━━ DATA ━━
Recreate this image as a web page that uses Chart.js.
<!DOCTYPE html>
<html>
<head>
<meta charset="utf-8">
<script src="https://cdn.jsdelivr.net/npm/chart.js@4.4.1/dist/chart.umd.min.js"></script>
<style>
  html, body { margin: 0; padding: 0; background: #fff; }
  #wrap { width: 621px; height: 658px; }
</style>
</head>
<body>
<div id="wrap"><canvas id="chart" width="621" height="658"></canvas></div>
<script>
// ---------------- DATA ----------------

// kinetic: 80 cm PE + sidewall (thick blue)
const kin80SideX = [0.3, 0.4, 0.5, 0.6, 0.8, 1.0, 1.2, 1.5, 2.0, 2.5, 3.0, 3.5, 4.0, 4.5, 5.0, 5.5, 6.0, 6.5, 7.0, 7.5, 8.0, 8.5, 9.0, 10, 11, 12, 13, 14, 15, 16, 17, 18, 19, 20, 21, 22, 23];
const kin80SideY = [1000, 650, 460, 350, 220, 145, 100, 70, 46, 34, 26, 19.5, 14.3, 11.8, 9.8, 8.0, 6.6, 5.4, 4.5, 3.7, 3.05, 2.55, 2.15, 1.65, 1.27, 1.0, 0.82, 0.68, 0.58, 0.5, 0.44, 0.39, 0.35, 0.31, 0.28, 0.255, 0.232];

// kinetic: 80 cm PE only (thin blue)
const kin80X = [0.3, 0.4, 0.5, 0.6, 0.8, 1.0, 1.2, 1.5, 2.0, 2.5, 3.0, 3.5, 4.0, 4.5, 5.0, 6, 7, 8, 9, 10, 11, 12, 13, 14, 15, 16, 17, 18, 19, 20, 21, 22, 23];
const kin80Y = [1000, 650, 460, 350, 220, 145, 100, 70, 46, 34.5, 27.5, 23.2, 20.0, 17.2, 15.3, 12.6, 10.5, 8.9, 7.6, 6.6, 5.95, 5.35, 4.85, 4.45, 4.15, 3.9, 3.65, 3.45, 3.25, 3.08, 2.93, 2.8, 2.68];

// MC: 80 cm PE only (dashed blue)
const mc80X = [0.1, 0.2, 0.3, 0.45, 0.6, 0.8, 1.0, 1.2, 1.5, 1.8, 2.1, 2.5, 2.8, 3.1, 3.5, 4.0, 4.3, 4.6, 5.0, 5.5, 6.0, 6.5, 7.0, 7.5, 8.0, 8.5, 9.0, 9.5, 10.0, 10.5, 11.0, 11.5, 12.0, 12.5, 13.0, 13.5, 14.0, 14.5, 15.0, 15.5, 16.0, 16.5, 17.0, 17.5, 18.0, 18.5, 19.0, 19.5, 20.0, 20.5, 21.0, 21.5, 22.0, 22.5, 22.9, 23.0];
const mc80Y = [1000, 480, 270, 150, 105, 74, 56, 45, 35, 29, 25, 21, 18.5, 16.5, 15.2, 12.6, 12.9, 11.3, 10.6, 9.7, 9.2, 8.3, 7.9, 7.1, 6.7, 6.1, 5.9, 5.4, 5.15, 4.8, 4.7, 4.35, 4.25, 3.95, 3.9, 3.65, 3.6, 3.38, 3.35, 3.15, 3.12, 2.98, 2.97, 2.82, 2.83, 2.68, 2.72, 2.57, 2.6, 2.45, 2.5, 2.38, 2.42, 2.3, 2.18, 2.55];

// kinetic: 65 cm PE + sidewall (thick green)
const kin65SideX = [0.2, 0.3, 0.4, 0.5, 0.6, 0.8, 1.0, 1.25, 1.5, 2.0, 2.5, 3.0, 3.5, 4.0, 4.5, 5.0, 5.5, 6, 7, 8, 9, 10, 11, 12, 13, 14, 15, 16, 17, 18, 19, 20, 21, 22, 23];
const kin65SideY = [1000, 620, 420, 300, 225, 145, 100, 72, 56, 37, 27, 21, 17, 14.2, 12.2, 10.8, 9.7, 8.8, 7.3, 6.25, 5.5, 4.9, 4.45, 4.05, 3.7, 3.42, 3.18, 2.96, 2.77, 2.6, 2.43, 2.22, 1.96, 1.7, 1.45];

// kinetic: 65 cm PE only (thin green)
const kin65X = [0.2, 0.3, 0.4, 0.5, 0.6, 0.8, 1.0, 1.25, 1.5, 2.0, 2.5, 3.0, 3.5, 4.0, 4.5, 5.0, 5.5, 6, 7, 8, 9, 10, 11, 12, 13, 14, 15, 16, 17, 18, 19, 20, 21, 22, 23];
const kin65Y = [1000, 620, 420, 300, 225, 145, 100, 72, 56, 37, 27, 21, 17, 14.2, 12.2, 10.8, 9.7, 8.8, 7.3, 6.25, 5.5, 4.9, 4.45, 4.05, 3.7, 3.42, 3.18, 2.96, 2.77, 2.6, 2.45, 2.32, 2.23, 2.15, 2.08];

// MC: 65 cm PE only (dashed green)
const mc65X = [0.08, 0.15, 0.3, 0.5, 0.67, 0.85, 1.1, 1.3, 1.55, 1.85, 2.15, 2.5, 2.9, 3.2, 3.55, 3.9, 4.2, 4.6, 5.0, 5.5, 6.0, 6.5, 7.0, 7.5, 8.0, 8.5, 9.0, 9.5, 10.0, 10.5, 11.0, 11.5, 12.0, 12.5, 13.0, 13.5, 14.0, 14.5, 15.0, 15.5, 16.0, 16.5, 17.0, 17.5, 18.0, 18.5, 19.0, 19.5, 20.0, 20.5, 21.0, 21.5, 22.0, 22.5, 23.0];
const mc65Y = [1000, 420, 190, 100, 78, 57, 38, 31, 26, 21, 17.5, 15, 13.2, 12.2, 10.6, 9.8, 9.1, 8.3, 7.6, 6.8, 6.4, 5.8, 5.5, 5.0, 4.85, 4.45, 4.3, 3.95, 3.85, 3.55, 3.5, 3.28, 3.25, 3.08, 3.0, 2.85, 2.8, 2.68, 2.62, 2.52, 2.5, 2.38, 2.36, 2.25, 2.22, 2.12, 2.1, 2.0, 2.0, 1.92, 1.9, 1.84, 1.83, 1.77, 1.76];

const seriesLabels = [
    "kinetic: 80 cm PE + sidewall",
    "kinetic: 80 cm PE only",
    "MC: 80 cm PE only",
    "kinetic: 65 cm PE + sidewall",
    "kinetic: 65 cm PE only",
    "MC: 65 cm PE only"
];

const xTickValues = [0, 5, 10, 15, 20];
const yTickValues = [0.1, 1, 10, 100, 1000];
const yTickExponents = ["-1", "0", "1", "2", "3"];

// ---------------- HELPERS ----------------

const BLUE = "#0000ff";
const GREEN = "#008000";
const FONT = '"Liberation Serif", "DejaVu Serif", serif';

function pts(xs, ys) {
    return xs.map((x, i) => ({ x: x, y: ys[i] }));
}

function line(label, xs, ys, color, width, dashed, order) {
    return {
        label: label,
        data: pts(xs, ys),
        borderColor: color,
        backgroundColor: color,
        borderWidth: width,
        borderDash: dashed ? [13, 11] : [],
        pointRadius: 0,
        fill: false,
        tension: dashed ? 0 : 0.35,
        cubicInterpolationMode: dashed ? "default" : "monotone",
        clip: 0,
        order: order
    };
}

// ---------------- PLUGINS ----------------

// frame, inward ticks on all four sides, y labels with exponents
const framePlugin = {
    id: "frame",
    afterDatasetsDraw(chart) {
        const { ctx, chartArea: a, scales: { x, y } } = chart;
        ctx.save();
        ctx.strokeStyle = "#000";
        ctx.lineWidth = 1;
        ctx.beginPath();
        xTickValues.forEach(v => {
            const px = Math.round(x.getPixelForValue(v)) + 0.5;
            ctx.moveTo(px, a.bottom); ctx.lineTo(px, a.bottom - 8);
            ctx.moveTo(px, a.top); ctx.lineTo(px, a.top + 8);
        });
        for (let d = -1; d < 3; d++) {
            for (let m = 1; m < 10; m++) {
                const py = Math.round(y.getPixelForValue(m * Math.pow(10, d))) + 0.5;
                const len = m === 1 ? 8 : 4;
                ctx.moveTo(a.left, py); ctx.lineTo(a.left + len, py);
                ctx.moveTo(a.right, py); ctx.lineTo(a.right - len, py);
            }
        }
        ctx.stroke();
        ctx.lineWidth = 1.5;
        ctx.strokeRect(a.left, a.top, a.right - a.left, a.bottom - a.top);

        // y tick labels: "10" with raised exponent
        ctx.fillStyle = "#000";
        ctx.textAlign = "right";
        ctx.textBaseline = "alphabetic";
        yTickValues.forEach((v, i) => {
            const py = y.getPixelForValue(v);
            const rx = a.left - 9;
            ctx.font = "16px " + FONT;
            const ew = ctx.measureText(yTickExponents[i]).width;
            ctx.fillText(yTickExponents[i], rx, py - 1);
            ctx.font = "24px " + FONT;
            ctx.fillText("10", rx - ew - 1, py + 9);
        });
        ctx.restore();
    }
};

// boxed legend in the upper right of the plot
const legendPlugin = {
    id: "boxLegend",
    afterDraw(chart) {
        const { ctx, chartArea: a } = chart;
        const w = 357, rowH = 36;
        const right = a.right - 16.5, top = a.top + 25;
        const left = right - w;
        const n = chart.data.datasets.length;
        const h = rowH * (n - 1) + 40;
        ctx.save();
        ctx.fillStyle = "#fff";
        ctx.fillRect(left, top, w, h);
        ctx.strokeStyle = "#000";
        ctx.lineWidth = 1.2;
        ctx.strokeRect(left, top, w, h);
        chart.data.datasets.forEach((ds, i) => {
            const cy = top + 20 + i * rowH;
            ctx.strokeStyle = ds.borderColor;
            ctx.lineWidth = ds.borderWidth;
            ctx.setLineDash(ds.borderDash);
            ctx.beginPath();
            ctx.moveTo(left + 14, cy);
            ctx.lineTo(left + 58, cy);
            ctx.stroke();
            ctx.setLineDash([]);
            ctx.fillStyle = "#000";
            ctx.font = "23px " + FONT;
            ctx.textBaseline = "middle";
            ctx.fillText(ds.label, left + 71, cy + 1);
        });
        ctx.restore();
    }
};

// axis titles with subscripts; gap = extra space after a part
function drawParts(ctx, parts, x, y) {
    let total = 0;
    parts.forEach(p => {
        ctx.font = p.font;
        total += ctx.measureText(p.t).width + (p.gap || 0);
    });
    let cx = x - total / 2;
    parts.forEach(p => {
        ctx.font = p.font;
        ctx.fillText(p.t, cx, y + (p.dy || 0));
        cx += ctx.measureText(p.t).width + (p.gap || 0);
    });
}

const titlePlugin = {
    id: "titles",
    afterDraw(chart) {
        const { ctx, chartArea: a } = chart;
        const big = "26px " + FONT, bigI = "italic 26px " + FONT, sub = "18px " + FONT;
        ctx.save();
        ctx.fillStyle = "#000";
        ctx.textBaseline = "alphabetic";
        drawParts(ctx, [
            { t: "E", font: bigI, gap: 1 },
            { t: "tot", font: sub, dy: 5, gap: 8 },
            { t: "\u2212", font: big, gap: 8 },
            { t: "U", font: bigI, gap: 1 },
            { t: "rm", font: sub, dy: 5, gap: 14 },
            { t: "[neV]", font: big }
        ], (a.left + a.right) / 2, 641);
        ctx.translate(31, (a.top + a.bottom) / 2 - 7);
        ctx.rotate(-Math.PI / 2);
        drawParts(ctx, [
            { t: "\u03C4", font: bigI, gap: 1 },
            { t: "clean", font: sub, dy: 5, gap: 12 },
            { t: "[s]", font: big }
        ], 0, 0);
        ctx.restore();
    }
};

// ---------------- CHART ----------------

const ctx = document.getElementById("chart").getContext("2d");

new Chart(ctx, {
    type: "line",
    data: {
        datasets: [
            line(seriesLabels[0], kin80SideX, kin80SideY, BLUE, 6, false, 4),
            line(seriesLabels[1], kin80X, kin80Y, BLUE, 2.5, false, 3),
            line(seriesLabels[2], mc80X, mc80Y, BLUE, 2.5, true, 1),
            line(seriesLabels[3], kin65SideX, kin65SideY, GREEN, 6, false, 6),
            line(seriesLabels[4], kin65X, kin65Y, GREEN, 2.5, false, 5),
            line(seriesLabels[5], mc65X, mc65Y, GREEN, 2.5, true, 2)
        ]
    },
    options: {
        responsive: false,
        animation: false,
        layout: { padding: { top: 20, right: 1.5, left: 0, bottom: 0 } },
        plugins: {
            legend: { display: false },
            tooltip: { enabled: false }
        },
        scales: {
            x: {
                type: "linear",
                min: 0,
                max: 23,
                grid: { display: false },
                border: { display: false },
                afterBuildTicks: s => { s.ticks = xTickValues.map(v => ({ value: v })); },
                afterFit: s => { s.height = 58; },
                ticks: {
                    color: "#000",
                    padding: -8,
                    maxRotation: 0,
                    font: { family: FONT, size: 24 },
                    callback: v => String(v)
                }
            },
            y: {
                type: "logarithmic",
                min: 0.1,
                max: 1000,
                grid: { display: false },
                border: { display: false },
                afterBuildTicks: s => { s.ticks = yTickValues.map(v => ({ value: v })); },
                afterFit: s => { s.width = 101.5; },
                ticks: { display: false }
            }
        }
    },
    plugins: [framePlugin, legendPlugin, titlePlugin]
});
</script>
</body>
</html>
━━━
Restate the first line and every line after it, word for word, stopping once the line with "0.28, 0.255, 0.232];" is done.

ANSWER »
Recreate this image as a web page that uses Chart.js.
<!DOCTYPE html>
<html>
<head>
<meta charset="utf-8">
<script src="https://cdn.jsdelivr.net/npm/chart.js@4.4.1/dist/chart.umd.min.js"></script>
<style>
  html, body { margin: 0; padding: 0; background: #fff; }
  #wrap { width: 621px; height: 658px; }
</style>
</head>
<body>
<div id="wrap"><canvas id="chart" width="621" height="658"></canvas></div>
<script>
// ---------------- DATA ----------------

// kinetic: 80 cm PE + sidewall (thick blue)
const kin80SideX = [0.3, 0.4, 0.5, 0.6, 0.8, 1.0, 1.2, 1.5, 2.0, 2.5, 3.0, 3.5, 4.0, 4.5, 5.0, 5.5, 6.0, 6.5, 7.0, 7.5, 8.0, 8.5, 9.0, 10, 11, 12, 13, 14, 15, 16, 17, 18, 19, 20, 21, 22, 23];
const kin80SideY = [1000, 650, 460, 350, 220, 145, 100, 70, 46, 34, 26, 19.5, 14.3, 11.8, 9.8, 8.0, 6.6, 5.4, 4.5, 3.7, 3.05, 2.55, 2.15, 1.65, 1.27, 1.0, 0.82, 0.68, 0.58, 0.5, 0.44, 0.39, 0.35, 0.31, 0.28, 0.255, 0.232];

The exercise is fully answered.